Departure (2018), Nilima Sheikh
Then there are artists who explore what Partition does to language. Among these are Ghulam Muhammad, Mehra and Waqas Ahmed, who take words and scripts and rework them. In most of their works, the dilemmas of language are represented by text that is variously cut up and reassembled — as in Muhammad’s three-dimensional collages such as ‘Untitled’ in ink on wasli, or his triptych ‘Yaad Dasht’ (Recollection) which resonates with Mehra’s three pieces entitled ‘Invisible/Visible.’
Khan explores the process of having had language imposed upon him: as a Baloch, he has to navigate both Urdu and English as a citizen of Pakistan. ‘Yaad Dasht’ evokes what qualities of expressions are lost and found in the exercise. Sometimes texts appear partially in washed-out shadows, sometimes in disjointed words. Faded biographic photographs can be seen juxtaposed with script, perhaps awaiting the moment when they may re-emerge.
Waqas Khan is more indirect. Born into a family that experienced Partition in Southern Punjab, his focus points inward. We discern many dots and dashes not (yet) emerging into verbal communication. Textures and shapes emerge, but no words at all. The pieces displayed here suggest a tentative mood with their palette of black, white and grey.
Ismail, on the other hand, ties up pain into bundles — both small and larger — situating them on panels of handwoven fabric. Sometimes the bundles are filled with seeds or lentils to represent what a devastated land can still bring forth (such as in ‘What Have They Done to My Land?’); sometimes barbed wires protrude from within them, representing pain that has no words.

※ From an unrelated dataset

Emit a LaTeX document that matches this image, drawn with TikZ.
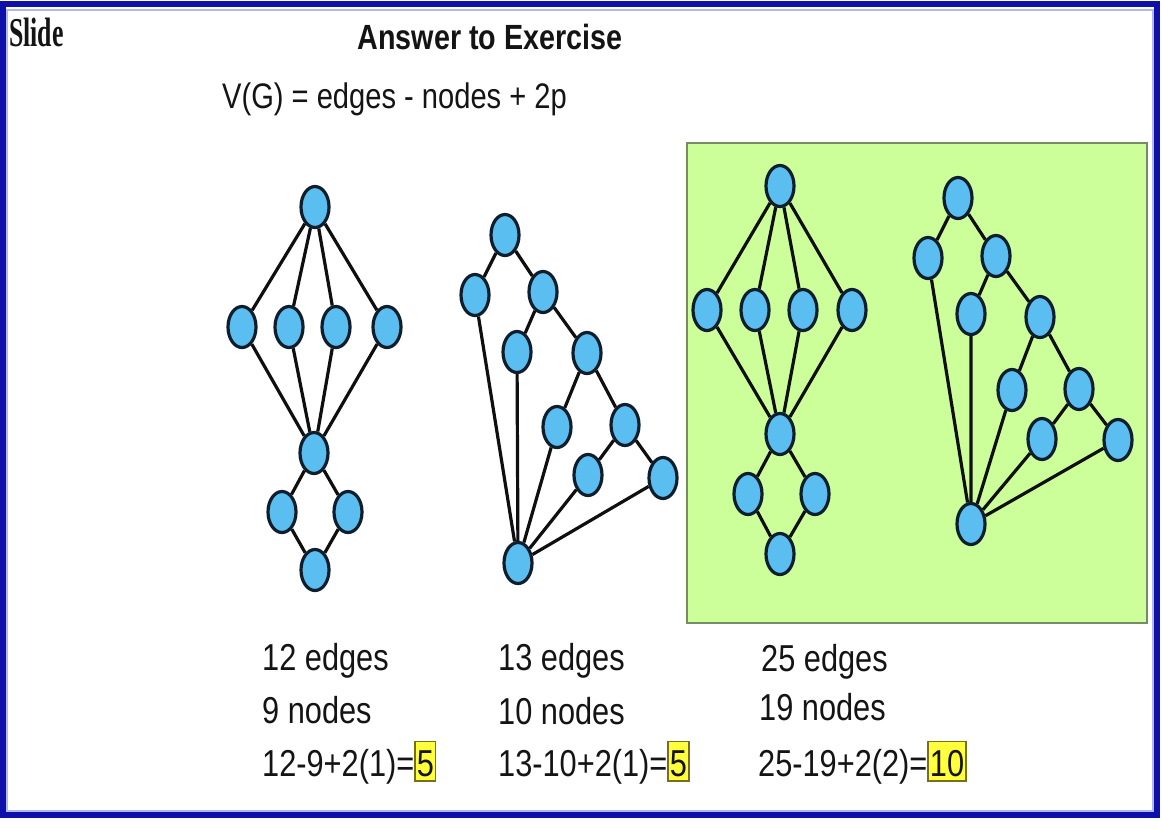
\documentclass[tikz,border=0pt]{standalone}
\usepackage{fontspec}
\setmainfont{Liberation Sans}[FakeStretch=0.82]
\newfontfamily\slidefont{Liberation Serif}[FakeStretch=0.63]
\usepackage{xcolor}
\usepackage{tikz}
\usetikzlibrary{shapes.geometric}
\definecolor{frameblue}{RGB}{15,15,170}
\definecolor{framelight}{RGB}{175,185,240}
\definecolor{panelgreen}{RGB}{204,255,153}
\definecolor{paneledge}{RGB}{120,140,100}
\definecolor{nodeblue}{RGB}{90,190,240}
\definecolor{nodeedge}{RGB}{15,30,45}
\definecolor{linkblack}{RGB}{15,15,15}
\definecolor{inkgray}{RGB}{20,20,20}
\definecolor{hifill}{RGB}{255,255,60}
\definecolor{hiline}{RGB}{120,110,30}
\newcommand{\hibox}[1]{{\setlength{\fboxsep}{1pt}\setlength{\fboxrule}{1.5pt}\fcolorbox{hiline}{hifill}{\rule[-3pt]{0pt}{36pt}#1}}}

\begin{document}
\begin{tikzpicture}[x=1pt,y=-1pt,
		vert/.style={ellipse, draw=nodeedge, fill=nodeblue, line width=3.2pt, minimum width=28pt, minimum height=41pt, inner sep=0pt},
		link/.style={line width=3.2pt, draw=linkblack},
		txt/.style={anchor=base west, inner sep=0pt, text=inkgray, font=\fontsize{37.5}{44}\selectfont}]
	        \useasboundingbox (0,0) rectangle (1162,830);
	        \fill[white] (0,0) rectangle (1162,830);
	        \draw[framelight, line width=2pt] (7,10) rectangle (1153,811);
	        \draw[frameblue, line width=6pt] (3,4) rectangle (1157,815);
	        \draw[paneledge, fill=panelgreen, line width=2pt] (687,143) rectangle (1147,623);
	        \node (slide) [anchor=base west, inner sep=0pt, text=inkgray] at (9,46) {\slidefont\bfseries\fontsize{41}{41}\selectfont Slide};
	        \node (title) [anchor=base, inner sep=0pt, text=inkgray] at (490,49) {\bfseries\fontsize{35}{35}\selectfont Answer to Exercise};
	        \node (formula) [anchor=base west, inner sep=0pt, text=inkgray] at (222,108) {\fontsize{35.5}{35.5}\selectfont V(G) = edges - nodes + 2p};
	        \node[vert] (t1) at (315,207) {};
	        \node[vert] (m1a) at (242,327) {};
	        \node[vert] (m1b) at (289,327) {};
	        \node[vert] (m1c) at (336,327) {};
	        \node[vert] (m1d) at (387,327) {};
	        \node[vert] (h1) at (314,453) {};
	        \node[vert] (l1a) at (282,512) {};
	        \node[vert] (l1b) at (348,512) {};
	        \node[vert] (b1) at (315,570) {};
	        \draw[link] (t1) -- (m1a) (t1) -- (m1b) (t1) -- (m1c) (t1) -- (m1d);
	        \draw[link] (m1a) -- (h1) (m1b) -- (h1) (m1c) -- (h1) (m1d) -- (h1);
	        \draw[link] (h1) -- (l1a) (h1) -- (l1b);
	        \draw[link] (l1a) -- (b1) (l1b) -- (b1);
	        \node[vert] (a2) at (505,235) {};
	        \node[vert] (b2) at (475,295) {};
	        \node[vert] (c2) at (543,292) {};
	        \node[vert] (d2) at (517,352) {};
	        \node[vert] (e2) at (587,353) {};
	        \node[vert] (f2) at (557,427) {};
	        \node[vert] (g2) at (625,425) {};
	        \node[vert] (h2) at (588,475) {};
	        \node[vert] (i2) at (663,478) {};
	        \node[vert] (j2) at (518,563) {};
	        \draw[link] (a2) -- (b2) (a2) -- (c2);
	        \draw[link] (c2) -- (d2) (c2) -- (e2);
	        \draw[link] (e2) -- (f2) (e2) -- (g2);
	        \draw[link] (g2) -- (h2) (g2) -- (i2);
	        \draw[link] (b2) -- (j2) (d2) -- (j2) (f2) -- (j2) (h2) -- (j2) (i2) -- (j2);
	        \node[vert] (t3) at (780,186) {};
	        \node[vert] (m3a) at (707,310) {};
	        \node[vert] (m3b) at (755,310) {};
	        \node[vert] (m3c) at (803,310) {};
	        \node[vert] (m3d) at (852,310) {};
	        \node[vert] (h3) at (780,434) {};
	        \node[vert] (l3a) at (748,494) {};
	        \node[vert] (l3b) at (815,494) {};
	        \node[vert] (b3) at (780,554) {};
	        \draw[link] (t3) -- (m3a) (t3) -- (m3b) (t3) -- (m3c) (t3) -- (m3d);
	        \draw[link] (m3a) -- (h3) (m3b) -- (h3) (m3c) -- (h3) (m3d) -- (h3);
	        \draw[link] (h3) -- (l3a) (h3) -- (l3b);
	        \draw[link] (l3a) -- (b3) (l3b) -- (b3);
	        \node[vert] (a4) at (958,198) {};
	        \node[vert] (b4) at (928,258) {};
	        \node[vert] (c4) at (996,256) {};
	        \node[vert] (d4) at (971,314) {};
	        \node[vert] (e4) at (1040,317) {};
	        \node[vert] (f4) at (1012,390) {};
	        \node[vert] (g4) at (1079,389) {};
	        \node[vert] (h4) at (1042,439) {};
	        \node[vert] (i4) at (1118,440) {};
	        \node[vert] (j4) at (971,524) {};
	        \draw[link] (a4) -- (b4) (a4) -- (c4);
	        \draw[link] (c4) -- (d4) (c4) -- (e4);
	        \draw[link] (e4) -- (f4) (e4) -- (g4);
	        \draw[link] (g4) -- (h4) (g4) -- (i4);
	        \draw[link] (b4) -- (j4) (d4) -- (j4) (f4) -- (j4) (h4) -- (j4) (i4) -- (j4);
	        \node[txt] (edges1) at (262,670) {12 edges};
	        \node[txt] (nodes1) at (262,723) {9 nodes};
	        \node[txt] (sum1) at (262,776) {12-9+2(1)=\hibox{5}};
	        \node[txt] (edges2) at (498,670) {13 edges};
	        \node[txt] (nodes2) at (498,724) {10 nodes};
	        \node[txt] (sum2) at (498,776) {13-10+2(1)=\hibox{5}};
	        \node[txt] (edges3) at (761,671) {25 edges};
	        \node[txt] (nodes3) at (759,720) {19 nodes};
	        \node[txt] (sum3) at (758,776) {25-19+2(2)=\hibox{10}};
	     \end{tikzpicture}
\end{document}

A particularly striking work is ‘All My Hopes’, a large piece whose two handwoven panels of black and white cloth are visibly stitched toward the top in red cross-stitch. A large bundle sits at its foot, resting on terracotta, while mannat threads and Sufi amulets spill over and down the sides. Bombay resident Shilpa Ghosh is represented here by a sculpture, encased in glass, that is a jamdani sari, unravelled and then re-rolled into a ball. The only Bengali artist in the show, Ghosh also offers the photographic five-frame digital print, ‘Border Sky,’ which demonstrates how the sky looks on both sides of the border.
Faiza Butt’s acrylic paintings on paper teem with colour and energy. In a large diptych titled ‘My Love Plays in Heavenly Ways,’ the borders between the two halves are fluid. I was also pleasantly surprised by her ceramic black-and-white bowls titled ‘Dinner Dialogues’.